### Objective
Copy each line below that includes "this".

Entries with chart source code:
= = =

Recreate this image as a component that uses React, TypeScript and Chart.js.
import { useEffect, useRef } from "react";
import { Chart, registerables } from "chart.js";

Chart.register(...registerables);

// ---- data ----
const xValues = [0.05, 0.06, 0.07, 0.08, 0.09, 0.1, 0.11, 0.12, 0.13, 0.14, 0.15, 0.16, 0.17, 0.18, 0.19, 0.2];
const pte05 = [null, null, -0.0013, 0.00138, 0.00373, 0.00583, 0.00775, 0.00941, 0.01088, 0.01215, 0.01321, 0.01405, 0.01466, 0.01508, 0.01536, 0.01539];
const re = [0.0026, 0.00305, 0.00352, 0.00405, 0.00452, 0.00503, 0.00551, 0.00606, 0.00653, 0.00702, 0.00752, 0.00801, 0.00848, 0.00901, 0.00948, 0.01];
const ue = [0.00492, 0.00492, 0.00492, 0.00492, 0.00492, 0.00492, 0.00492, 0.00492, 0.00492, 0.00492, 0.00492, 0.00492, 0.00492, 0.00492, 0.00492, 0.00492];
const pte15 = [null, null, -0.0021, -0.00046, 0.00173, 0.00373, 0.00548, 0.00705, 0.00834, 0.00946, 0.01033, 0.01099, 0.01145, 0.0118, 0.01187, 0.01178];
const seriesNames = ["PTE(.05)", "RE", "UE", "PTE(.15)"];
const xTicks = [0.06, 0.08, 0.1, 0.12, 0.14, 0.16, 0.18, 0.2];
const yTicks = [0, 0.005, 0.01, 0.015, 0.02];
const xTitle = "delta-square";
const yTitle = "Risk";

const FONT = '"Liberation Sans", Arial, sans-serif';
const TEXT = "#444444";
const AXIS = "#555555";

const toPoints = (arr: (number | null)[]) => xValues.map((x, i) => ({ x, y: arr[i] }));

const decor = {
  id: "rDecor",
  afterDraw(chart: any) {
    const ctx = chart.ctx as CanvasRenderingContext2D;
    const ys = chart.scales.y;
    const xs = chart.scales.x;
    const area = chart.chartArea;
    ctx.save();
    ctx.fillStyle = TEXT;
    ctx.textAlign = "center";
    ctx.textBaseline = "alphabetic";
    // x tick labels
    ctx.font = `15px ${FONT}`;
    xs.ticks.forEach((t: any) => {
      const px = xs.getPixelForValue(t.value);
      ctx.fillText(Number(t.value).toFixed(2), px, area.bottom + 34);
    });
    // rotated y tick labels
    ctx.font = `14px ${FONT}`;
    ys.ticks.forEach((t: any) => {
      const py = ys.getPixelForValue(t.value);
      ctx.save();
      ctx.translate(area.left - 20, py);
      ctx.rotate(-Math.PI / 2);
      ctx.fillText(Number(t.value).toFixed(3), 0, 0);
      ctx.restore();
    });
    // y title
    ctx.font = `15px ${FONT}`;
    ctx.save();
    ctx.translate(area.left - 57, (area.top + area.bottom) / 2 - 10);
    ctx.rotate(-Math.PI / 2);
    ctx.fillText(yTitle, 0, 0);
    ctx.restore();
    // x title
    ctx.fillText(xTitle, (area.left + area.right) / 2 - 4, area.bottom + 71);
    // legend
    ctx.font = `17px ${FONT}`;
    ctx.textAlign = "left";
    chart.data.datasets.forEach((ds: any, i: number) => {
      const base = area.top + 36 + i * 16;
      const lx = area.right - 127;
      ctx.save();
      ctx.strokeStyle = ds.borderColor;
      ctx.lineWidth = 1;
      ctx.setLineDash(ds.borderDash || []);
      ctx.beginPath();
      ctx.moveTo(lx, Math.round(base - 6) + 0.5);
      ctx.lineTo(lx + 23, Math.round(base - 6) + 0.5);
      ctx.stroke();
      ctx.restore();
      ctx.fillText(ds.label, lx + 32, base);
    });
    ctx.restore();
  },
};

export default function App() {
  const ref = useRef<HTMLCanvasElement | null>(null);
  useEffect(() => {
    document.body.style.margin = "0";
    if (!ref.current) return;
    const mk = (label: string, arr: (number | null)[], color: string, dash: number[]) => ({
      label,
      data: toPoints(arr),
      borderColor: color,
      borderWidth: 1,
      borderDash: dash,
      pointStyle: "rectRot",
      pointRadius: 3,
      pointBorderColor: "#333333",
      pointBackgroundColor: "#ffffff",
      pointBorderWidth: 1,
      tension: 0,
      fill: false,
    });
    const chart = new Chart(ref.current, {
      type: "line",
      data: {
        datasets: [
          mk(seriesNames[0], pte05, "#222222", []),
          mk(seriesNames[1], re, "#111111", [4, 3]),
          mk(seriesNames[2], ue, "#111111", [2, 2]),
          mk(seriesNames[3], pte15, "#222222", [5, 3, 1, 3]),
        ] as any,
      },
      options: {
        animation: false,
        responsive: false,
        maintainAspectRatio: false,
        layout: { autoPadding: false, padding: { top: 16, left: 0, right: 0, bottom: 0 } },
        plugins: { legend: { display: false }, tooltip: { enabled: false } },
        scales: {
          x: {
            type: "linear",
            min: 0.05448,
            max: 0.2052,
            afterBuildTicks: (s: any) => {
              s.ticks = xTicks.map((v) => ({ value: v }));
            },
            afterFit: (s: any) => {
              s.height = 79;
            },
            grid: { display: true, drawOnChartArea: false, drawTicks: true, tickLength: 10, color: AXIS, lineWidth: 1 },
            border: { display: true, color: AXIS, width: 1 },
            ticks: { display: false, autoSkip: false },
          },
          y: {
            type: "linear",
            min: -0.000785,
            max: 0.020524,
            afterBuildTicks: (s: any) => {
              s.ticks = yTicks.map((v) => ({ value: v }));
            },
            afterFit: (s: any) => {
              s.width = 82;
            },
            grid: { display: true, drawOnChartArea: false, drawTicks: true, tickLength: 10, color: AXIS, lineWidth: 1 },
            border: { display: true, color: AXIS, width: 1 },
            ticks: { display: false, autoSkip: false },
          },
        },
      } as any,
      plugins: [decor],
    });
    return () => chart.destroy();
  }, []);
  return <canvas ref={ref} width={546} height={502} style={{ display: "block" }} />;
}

= = =

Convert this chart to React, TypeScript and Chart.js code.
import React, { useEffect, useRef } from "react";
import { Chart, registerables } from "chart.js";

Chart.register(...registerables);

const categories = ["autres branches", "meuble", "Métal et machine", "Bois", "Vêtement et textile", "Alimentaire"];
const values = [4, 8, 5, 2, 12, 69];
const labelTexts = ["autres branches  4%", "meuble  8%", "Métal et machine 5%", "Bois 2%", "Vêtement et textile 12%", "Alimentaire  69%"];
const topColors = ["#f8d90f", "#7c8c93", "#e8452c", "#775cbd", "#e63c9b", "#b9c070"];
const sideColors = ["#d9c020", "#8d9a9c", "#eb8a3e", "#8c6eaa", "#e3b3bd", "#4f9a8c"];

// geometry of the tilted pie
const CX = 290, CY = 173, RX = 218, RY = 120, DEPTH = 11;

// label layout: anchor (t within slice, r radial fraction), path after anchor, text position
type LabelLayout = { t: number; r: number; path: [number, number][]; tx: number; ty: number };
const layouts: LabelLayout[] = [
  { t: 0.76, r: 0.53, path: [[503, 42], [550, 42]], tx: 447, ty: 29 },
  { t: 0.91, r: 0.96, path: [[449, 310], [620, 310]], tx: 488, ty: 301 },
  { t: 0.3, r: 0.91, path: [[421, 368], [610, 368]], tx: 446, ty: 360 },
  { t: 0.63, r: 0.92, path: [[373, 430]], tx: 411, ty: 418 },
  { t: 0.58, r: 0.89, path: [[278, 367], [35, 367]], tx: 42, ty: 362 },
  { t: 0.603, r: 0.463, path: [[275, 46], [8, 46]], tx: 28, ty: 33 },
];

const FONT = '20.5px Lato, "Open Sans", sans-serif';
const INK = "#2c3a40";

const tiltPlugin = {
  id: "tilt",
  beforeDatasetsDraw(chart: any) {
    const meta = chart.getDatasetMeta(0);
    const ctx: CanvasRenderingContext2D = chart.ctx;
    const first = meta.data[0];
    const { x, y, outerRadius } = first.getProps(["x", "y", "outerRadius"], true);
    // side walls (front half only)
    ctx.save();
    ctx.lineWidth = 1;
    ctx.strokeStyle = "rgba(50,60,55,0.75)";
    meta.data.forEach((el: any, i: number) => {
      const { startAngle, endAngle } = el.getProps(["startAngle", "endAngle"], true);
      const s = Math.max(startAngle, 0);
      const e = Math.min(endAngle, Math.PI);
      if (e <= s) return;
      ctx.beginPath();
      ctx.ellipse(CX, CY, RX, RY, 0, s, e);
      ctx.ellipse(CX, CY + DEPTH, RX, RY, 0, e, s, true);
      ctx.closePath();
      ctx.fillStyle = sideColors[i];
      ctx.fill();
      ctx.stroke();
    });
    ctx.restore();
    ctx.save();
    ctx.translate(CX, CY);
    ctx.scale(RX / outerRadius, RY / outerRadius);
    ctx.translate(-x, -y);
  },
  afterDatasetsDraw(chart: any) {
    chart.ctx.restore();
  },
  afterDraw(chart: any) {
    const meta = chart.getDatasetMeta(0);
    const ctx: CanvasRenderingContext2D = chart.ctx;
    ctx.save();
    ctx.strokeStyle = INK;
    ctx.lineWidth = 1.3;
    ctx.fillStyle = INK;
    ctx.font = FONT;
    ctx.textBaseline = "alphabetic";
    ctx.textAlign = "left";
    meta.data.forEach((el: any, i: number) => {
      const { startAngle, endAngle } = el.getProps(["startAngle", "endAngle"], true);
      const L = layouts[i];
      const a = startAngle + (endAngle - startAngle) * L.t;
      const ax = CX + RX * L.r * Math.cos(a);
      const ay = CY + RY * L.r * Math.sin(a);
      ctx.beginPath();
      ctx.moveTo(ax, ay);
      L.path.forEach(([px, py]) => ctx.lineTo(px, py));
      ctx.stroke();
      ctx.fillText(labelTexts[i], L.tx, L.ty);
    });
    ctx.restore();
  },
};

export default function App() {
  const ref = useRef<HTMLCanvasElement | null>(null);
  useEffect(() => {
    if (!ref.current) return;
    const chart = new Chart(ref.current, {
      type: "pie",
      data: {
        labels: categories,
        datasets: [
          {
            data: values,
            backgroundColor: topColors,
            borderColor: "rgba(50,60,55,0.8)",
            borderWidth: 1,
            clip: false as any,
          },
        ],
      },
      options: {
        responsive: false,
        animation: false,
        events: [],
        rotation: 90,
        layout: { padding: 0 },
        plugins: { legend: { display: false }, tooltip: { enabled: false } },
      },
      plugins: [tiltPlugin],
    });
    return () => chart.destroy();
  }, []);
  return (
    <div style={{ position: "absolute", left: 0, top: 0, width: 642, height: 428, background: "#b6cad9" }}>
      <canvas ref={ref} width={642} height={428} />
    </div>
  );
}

= = =

### Correct output
Recreate this image as a component that uses React, TypeScript and Chart.js.
Convert this chart to React, TypeScript and Chart.js code.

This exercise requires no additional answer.